The Iraqi Jewish Archive was shipped to the United States and is now at the Washington, D.C. National Archives. Some items from the collection are displayed as part of an exhibit at the Museum of Jewish Heritage in New York City; the exhibit ends on May 18th. The United States spent $3 million restoring select documents and on October 11th, the National Archives and Records Administration opened an exhibit that displays 24 of the recovered objects.
 
Items of the collection were seized by Saddam Hussein in 1984 from a Baghdad synagogue. The collection was placed there by Iraqi Jews during their mass exodus in the early 1950s. In the 1940s, outbreaks of anti-Jewish rioting occurred, and in 1948 Zionism was a capital crime. Between 1950-1952, more than 130,000 Jews left Iraq and were not allowed to carry more than one suitcase each. The U.S. State Department had agreed to ship the collection back to Iraq in 2014.
 
In December, the Iraqi delegation, in cooperation with the Iraqi Jewish community, buried 49 Torah scroll fragments, which were part of the collection. The burial under Jewish ritual custom took place at New Montefiore Cemetery.
 
Schumer has been advocating on behalf of the Iraqi Jewish community and has urged the State Department not to return the collection to Iraq.

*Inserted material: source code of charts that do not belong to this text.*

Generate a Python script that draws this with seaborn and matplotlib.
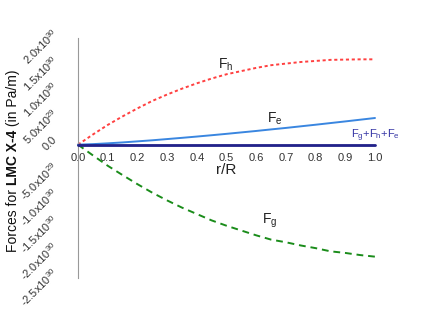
import matplotlib
matplotlib.use("Agg")
import matplotlib.pyplot as plt
import matplotlib.transforms as mtransforms
import seaborn as sns

# radius fraction r/R
r = [0.0, 0.05, 0.1, 0.15, 0.2, 0.25, 0.3, 0.35, 0.4, 0.45, 0.5,
     0.55, 0.6, 0.65, 0.7, 0.75, 0.8, 0.85, 0.9, 0.95, 1.0]
# forces in units of 1e30 Pa/m
f_h = [0.0, 0.19, 0.37, 0.53, 0.68, 0.82, 0.94, 1.05, 1.15, 1.24, 1.32,
       1.38, 1.44, 1.49, 1.52, 1.55, 1.57, 1.59, 1.595, 1.60, 1.60]
f_e = [0.0, 0.010, 0.025, 0.042, 0.062, 0.082, 0.105, 0.128, 0.152, 0.177, 0.203,
       0.230, 0.257, 0.286, 0.314, 0.344, 0.374, 0.405, 0.436, 0.468, 0.50]
f_g = [0.0, -0.20, -0.395, -0.57, -0.74, -0.90, -1.045, -1.18, -1.30, -1.42, -1.52,
       -1.61, -1.70, -1.78, -1.83, -1.89, -1.94, -2.00, -2.03, -2.07, -2.10]
f_sum = [0.0] * 21

y_ticks = [2.0, 1.5, 1.0, 0.5, 0.0, -0.5, -1.0, -1.5, -2.0, -2.5]
y_labels = [r'2.0x10$^{30}$', r'1.5x10$^{30}$', r'1.0x10$^{30}$', r'5.0x10$^{29}$', '0.0',
            r'-5.0x10$^{29}$', r'-1.0x10$^{30}$', r'-1.5x10$^{30}$', r'-2.0x10$^{30}$',
            r'-2.5x10$^{30}$']
x_ticks = [0.0, 0.1, 0.2, 0.3, 0.4, 0.5, 0.6, 0.7, 0.8, 0.9, 1.0]

sns.set_style("white")
plt.rcParams['font.family'] = ['Liberation Sans', 'DejaVu Sans']
plt.rcParams['mathtext.fontset'] = 'custom'
plt.rcParams['mathtext.rm'] = 'Liberation Sans'

navy = '#22228a'
fig = plt.figure(figsize=(4.36, 3.34), dpi=100)
ax = fig.add_axes([78 / 436, 56 / 334, 297 / 436, 240 / 334])

sns.lineplot(x=r, y=f_h, ax=ax, color='#ff4040', lw=1.4,
             linestyle=(0, (1.6, 1.4)), clip_on=False)
sns.lineplot(x=r, y=f_e, ax=ax, color='#3a86e0', lw=1.4, clip_on=False)
sns.lineplot(x=r, y=f_g, ax=ax, color='#1a8c1a', lw=1.4,
             linestyle=(0, (3.5, 2.5)), clip_on=False)
sns.lineplot(x=r, y=f_sum, ax=ax, color=navy, lw=2.0, clip_on=False, zorder=5)

ax.set_xlim(0, 1)
ax.set_ylim(-2.5, 2.0)
for s in ['top', 'right']:
    ax.spines[s].set_visible(False)
ax.spines['bottom'].set_position(('data', 0))
ax.spines['bottom'].set_color(navy)
ax.spines['bottom'].set_linewidth(1.0)
ax.spines['left'].set_color('#999999')
ax.spines['left'].set_bounds(-2.5, 2.0)

ax.set_xticks(x_ticks)
ax.set_xticklabels([f'{v:.1f}' for v in x_ticks], fontsize=8, color='#333333')
ax.tick_params(axis='x', direction='out', length=4, width=0.8, color='#333366', pad=2)
ax.set_yticks(y_ticks)
ax.set_yticklabels(y_labels, fontsize=8, color='#333333', rotation=45,
                   ha='right', va='center', rotation_mode='anchor')
ax.tick_params(axis='y', direction='out', length=5, width=0.8, color='#999999', pad=11)
shift = mtransforms.ScaledTranslation(0, 0.07, fig.dpi_scale_trans)
for lbl in ax.get_yticklabels():
    lbl.set_transform(lbl.get_transform() + shift)

ax.text(0.5, -0.47, 'r/R', fontsize=11, ha='center', va='center', color='#222222')

ax.text(0.47, 1.35, r'F$_\mathregular{h}$', fontsize=10, color='#222222', ha='left', va='bottom')
ax.text(0.635, 0.33, r'F$_\mathregular{e}$', fontsize=10, color='#222222', ha='left', va='bottom')
ax.text(0.62, -1.6, r'F$_\mathregular{g}$', fontsize=10, color='#222222', ha='left', va='bottom')
ax.text(1.0, 0.02, r'F$_\mathregular{g}$+F$_\mathregular{h}$+F$_\mathregular{e}$',
        fontsize=8, color='#3535a5', ha='center', va='bottom')

# y label with bold part
t1 = fig.text(13 / 436, (334 - 252) / 334, 'Forces for ', rotation=90, fontsize=10,
              ha='center', va='bottom', color='#111111')
t2 = ax.annotate('LMC X-4', xy=(0.5, 1), xycoords=t1, rotation=90, fontsize=10,
                 fontweight='bold', ha='center', va='bottom', color='#111111')
t3 = ax.annotate(' (in Pa/m)', xy=(0.5, 1), xycoords=t2, rotation=90, fontsize=10,
                 ha='center', va='bottom', color='#111111')

fig.savefig('out.png', dpi=100)
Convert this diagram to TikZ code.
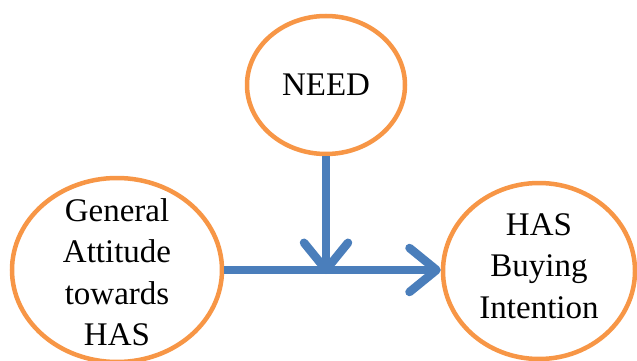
\documentclass[tikz,border=0pt]{standalone}
\usepackage{fontspec}
\setmainfont{Liberation Serif}
\usetikzlibrary{arrows.meta,shapes.geometric}
\definecolor{ringorange}{HTML}{F79646}
\definecolor{linkblue}{HTML}{4A7EBB}
\begin{document}
\begin{tikzpicture}[x=1pt,y=-1pt,
  construct/.style={ellipse, draw=ringorange, line width=4.5pt, fill=white, inner sep=0pt},
  caption/.style={align=center, inner sep=0pt, font=\fontsize{33}{41.5}\selectfont},
  link/.style={draw=linkblue, line width=8.5pt,
    -{Straight Barb[length=27pt, width=44pt, round]}}]
  \useasboundingbox (0,0) rectangle (637,361);
  % constructs
  \node[construct, minimum width=158pt, minimum height=138pt] (need) at (326,85) {};
  \node[construct, minimum width=210pt, minimum height=184pt] (att) at (117,270) {};
  \node[construct, minimum width=192pt, minimum height=176pt] (hbi) at (539,271) {};
  \node[caption] (needtxt) at (need.center) {NEED};
  \node[caption] (atttxt) at ([yshift=-2pt]att.center) {General\\Attitude\\towards\\HAS};
  \node[caption] (hbitxt) at ([yshift=5pt]hbi.center) {HAS\\Buying\\Intention};
  % paths
  \coordinate (join) at (need.south |- att.east);
  \draw[link] (att.east) -- (att.east -| hbi.west);
  \draw[link] (need.south) -- ([yshift=-4pt]join);
\end{tikzpicture}
\end{document}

In February, the Senate unanimously passed a resolution, which Schumer co-sponsored, that urges the State Department to renegotiate the return of the archive.
 
Schumer today announced that the State Department, the Ambassador of the Republic of Iraq to the United States and the National Archives and Record Administration will extend the period in which the collection may remain in the United States.